C’est par le prisme du genre qu’Amélie Bourbeau se penche sur le cas de l’assistance catholique à Montréal entre 1930 et 1970, époque durant laquelle surviennent deux glissements de pouvoir : d’une part, une perte de pouvoir par les femmes de l’élite dans l’assistance privée au profit des hommes d’affaires ; d’autre part, un remplacement de ces derniers par les professionnels masculins. En somme, cette réorganisation de l’assistance est un processus essentiellement masculin chez les catholiques montréalais. Cette transition, en particulier la première, contribue au questionnement sur la marginalisation des femmes au sein des lieux de pouvoir traditionnels. L’étude livrée par Bourbeau invite aussi à poursuivre la réflexion sur le rapport problématique entre modernité et féminité. La dernière contribution est celle d’Alexandre Turgeon, qui propose une analyse des représentations des femmes sous la plume du caricaturiste Robert La Palme, afin de comprendre le regard que celui-ci pose sur les femmes et la féminité dans les pages du journal Le Canada entre 1943 et 1951. Au moment où les Québécoises viennent d’obtenir le droit de vote sous le gouvernement d’Adélard Godbout, Turgeon observe que le caricaturiste, pourtant employé par un journal libéral, peint des rapports de genre conventionnels et que la féminité, lorsqu’associée à l’arène politique, est notamment mise en scène pour ridiculiser certains hommes politiques. Il semble donc que la reconnaissance des nouveaux droits consentis aux femmes en 1940 ne transparaît nullement dans les dessins de La Palme au cours de la décennie qui suit, les caricatures reflétant la résistance de la société québécoise en ignorant l’espace grandissant accordé aux femmes dans la sphère publique.

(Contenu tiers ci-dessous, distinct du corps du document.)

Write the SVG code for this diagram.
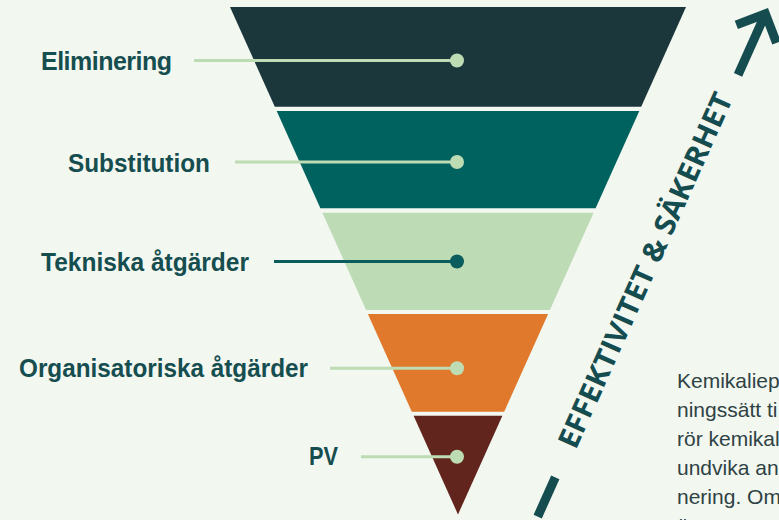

Pour conclure, nous tenons à rappeler que le colloque ayant donné lieu aux présents articles s’est déroulé sous la présidence d’honneur de Micheline Dumont dans la ville même où cette historienne a mené la majeure partie de sa prolifique carrière. Si les textes réunis dans ce numéro témoignent de la vitalité des études sur les femmes, près de 30 ans après la parution de L’histoire des femmes au Québec depuis quatre siècles du Collectif Clio, c’est sans doute en partie grâce aux multiples sentiers sur lesquels nous conviait cet ouvrage pionnier. Nous saisissons l’occasion fournie par ce numéro thématique pour rendre hommage à Micheline Dumont en reconnaissance de ses contributions remarquables à l’historiographie du Québec et de son engagement indéfectible à transmettre la « passion » de l’histoire des femmes[11].